> **Aim**
Write out the material exactly, without any of its pictures.

· · · ·

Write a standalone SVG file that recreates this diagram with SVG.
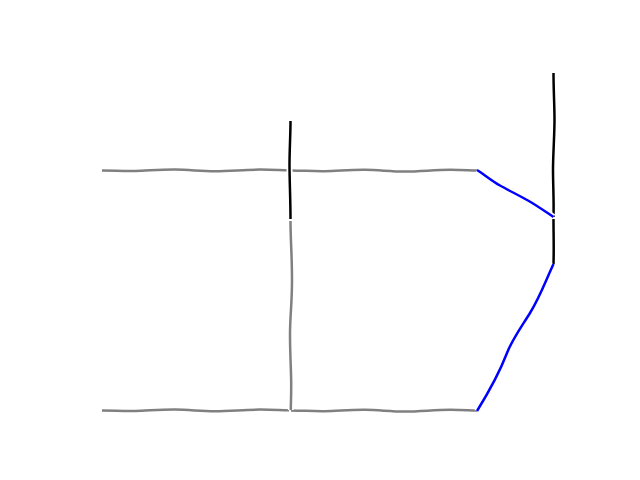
<svg xmlns="http://www.w3.org/2000/svg" width="640" height="480" viewBox="0 0 640 480">
<defs>
<style>
.h{fill:none;stroke:#fff;stroke-width:6;stroke-linecap:butt;stroke-linejoin:round}
.l{fill:none;stroke-width:2.5;stroke-linecap:butt;stroke-linejoin:round}
.g{stroke:#808080}
.k{stroke:#000}
.b{stroke:#0000ff}
</style>
</defs>
<rect width="640" height="480" fill="#fff"/>
<g id="connectors">
<g id="top-left">
<path class="h" d="M102,170.5 C115,170.5 122,171.3 135,171 S160,169.5 175,169.6 S200,171.2 215,171.2 S245,169.6 260,169.6 S280,170.2 289,170.2"/>
<path class="l g" d="M102,170.5 C115,170.5 122,171.3 135,171 S160,169.5 175,169.6 S200,171.2 215,171.2 S245,169.6 260,169.6 S280,170.2 289,170.2"/>
</g>
<g id="top-right">
<path class="h" d="M291,170.4 C305,170.6 312,171.4 325,171.2 S350,169.6 365,169.8 S390,171.5 405,171.5 S435,169.8 450,169.8 S468,170.3 477,170.4"/>
<path class="l g" d="M291,170.4 C305,170.6 312,171.4 325,171.2 S350,169.6 365,169.8 S390,171.5 405,171.5 S435,169.8 450,169.8 S468,170.3 477,170.4"/>
</g>
<g id="bottom-left">
<path class="h" d="M102,410.5 C115,410.5 122,411.3 135,411 S160,409.5 175,409.6 S200,411.2 215,411.2 S245,409.6 260,409.6 S280,410.2 289,410.2"/>
<path class="l g" d="M102,410.5 C115,410.5 122,411.3 135,411 S160,409.5 175,409.6 S200,411.2 215,411.2 S245,409.6 260,409.6 S280,410.2 289,410.2"/>
</g>
<g id="bottom-right">
<path class="h" d="M291,410.4 C305,410.6 312,411.4 325,411.2 S350,409.6 365,409.8 S390,411.5 405,411.5 S435,409.8 450,409.8 S468,410.3 477,410.4"/>
<path class="l g" d="M291,410.4 C305,410.6 312,411.4 325,411.2 S350,409.6 365,409.8 S390,411.5 405,411.5 S435,409.8 450,409.8 S468,410.3 477,410.4"/>
</g>
<g id="mid-vertical">
<path class="h" d="M290.5,221 C290.5,240 292,255 292,280 S290,315 290,335 S291.2,370 291.2,385 S290.8,402 290.8,410"/>
<path class="l g" d="M290.5,221 C290.5,240 292,255 292,280 S290,315 290,335 S291.2,370 291.2,385 S290.8,402 290.8,410"/>
</g>
<g id="left-black">
<path class="h" d="M290.5,121 C290.5,135 289.5,150 289.5,165 S290.5,200 290.5,219"/>
<path class="l k" d="M290.5,121 C290.5,135 289.5,150 289.5,165 S290.5,200 290.5,219"/>
</g>
<g id="right-black-top">
<path class="h" d="M553.5,73 C553.5,90 554.5,105 554.5,120 S553,155 553,170 S554,200 553.5,217"/>
<path class="l k" d="M553.5,73 C553.5,90 554.5,105 554.5,120 S553,155 553,170 S554,200 553.5,217"/>
</g>
<g id="right-black-bottom">
<path class="h" d="M553.5,219 C553.5,235 554,248 553.5,264"/>
<path class="l k" d="M553.5,219 C553.5,235 554,248 553.5,264"/>
</g>
<g id="blue-top">
<path class="h" d="M477,170 C485,175 492,181 500,185.5 S520,196 528,200.5 S546,212 553.5,217"/>
<path class="l b" d="M477,170 C485,175 492,181 500,185.5 S520,196 528,200.5 S546,212 553.5,217"/>
</g>
<g id="blue-bottom">
<path class="h" d="M553.5,264 C546,280 540,297 530,313 S512,340 507,353 S490,390 477,411"/>
<path class="l b" d="M553.5,264 C546,280 540,297 530,313 S512,340 507,353 S490,390 477,411"/>
</g>
</g>
</svg>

· · · ·

> **Result for this exercise**
Write a standalone SVG file that recreates this diagram with SVG.
<svg xmlns="http://www.w3.org/2000/svg" width="640" height="480" viewBox="0 0 640 480">
<defs>
<style>
.h{fill:none;stroke:#fff;stroke-width:6;stroke-linecap:butt;stroke-linejoin:round}
.l{fill:none;stroke-width:2.5;stroke-linecap:butt;stroke-linejoin:round}
.g{stroke:#808080}
.k{stroke:#000}
.b{stroke:#0000ff}
</style>
</defs>
<rect width="640" height="480" fill="#fff"/>
<g id="connectors">
<g id="top-left">
<path class="h" d="M102,170.5 C115,170.5 122,171.3 135,171 S160,169.5 175,169.6 S200,171.2 215,171.2 S245,169.6 260,169.6 S280,170.2 289,170.2"/>
<path class="l g" d="M102,170.5 C115,170.5 122,171.3 135,171 S160,169.5 175,169.6 S200,171.2 215,171.2 S245,169.6 260,169.6 S280,170.2 289,170.2"/>
</g>
<g id="top-right">
<path class="h" d="M291,170.4 C305,170.6 312,171.4 325,171.2 S350,169.6 365,169.8 S390,171.5 405,171.5 S435,169.8 450,169.8 S468,170.3 477,170.4"/>
<path class="l g" d="M291,170.4 C305,170.6 312,171.4 325,171.2 S350,169.6 365,169.8 S390,171.5 405,171.5 S435,169.8 450,169.8 S468,170.3 477,170.4"/>
</g>
<g id="bottom-left">
<path class="h" d="M102,410.5 C115,410.5 122,411.3 135,411 S160,409.5 175,409.6 S200,411.2 215,411.2 S245,409.6 260,409.6 S280,410.2 289,410.2"/>
<path class="l g" d="M102,410.5 C115,410.5 122,411.3 135,411 S160,409.5 175,409.6 S200,411.2 215,411.2 S245,409.6 260,409.6 S280,410.2 289,410.2"/>
</g>
<g id="bottom-right">
<path class="h" d="M291,410.4 C305,410.6 312,411.4 325,411.2 S350,409.6 365,409.8 S390,411.5 405,411.5 S435,409.8 450,409.8 S468,410.3 477,410.4"/>
<path class="l g" d="M291,410.4 C305,410.6 312,411.4 325,411.2 S350,409.6 365,409.8 S390,411.5 405,411.5 S435,409.8 450,409.8 S468,410.3 477,410.4"/>
</g>
<g id="mid-vertical">
<path class="h" d="M290.5,221 C290.5,240 292,255 292,280 S290,315 290,335 S291.2,370 291.2,385 S290.8,402 290.8,410"/>
<path class="l g" d="M290.5,221 C290.5,240 292,255 292,280 S290,315 290,335 S291.2,370 291.2,385 S290.8,402 290.8,410"/>
</g>
<g id="left-black">
<path class="h" d="M290.5,121 C290.5,135 289.5,150 289.5,165 S290.5,200 290.5,219"/>
<path class="l k" d="M290.5,121 C290.5,135 289.5,150 289.5,165 S290.5,200 290.5,219"/>
</g>
<g id="right-black-top">
<path class="h" d="M553.5,73 C553.5,90 554.5,105 554.5,120 S553,155 553,170 S554,200 553.5,217"/>
<path class="l k" d="M553.5,73 C553.5,90 554.5,105 554.5,120 S553,155 553,170 S554,200 553.5,217"/>
</g>
<g id="right-black-bottom">
<path class="h" d="M553.5,219 C553.5,235 554,248 553.5,264"/>
<path class="l k" d="M553.5,219 C553.5,235 554,248 553.5,264"/>
</g>
<g id="blue-top">
<path class="h" d="M477,170 C485,175 492,181 500,185.5 S520,196 528,200.5 S546,212 553.5,217"/>
<path class="l b" d="M477,170 C485,175 492,181 500,185.5 S520,196 528,200.5 S546,212 553.5,217"/>
</g>
<g id="blue-bottom">
<path class="h" d="M553.5,264 C546,280 540,297 530,313 S512,340 507,353 S490,390 477,411"/>
<path class="l b" d="M553.5,264 C546,280 540,297 530,313 S512,340 507,353 S490,390 477,411"/>
</g>
</g>
</svg>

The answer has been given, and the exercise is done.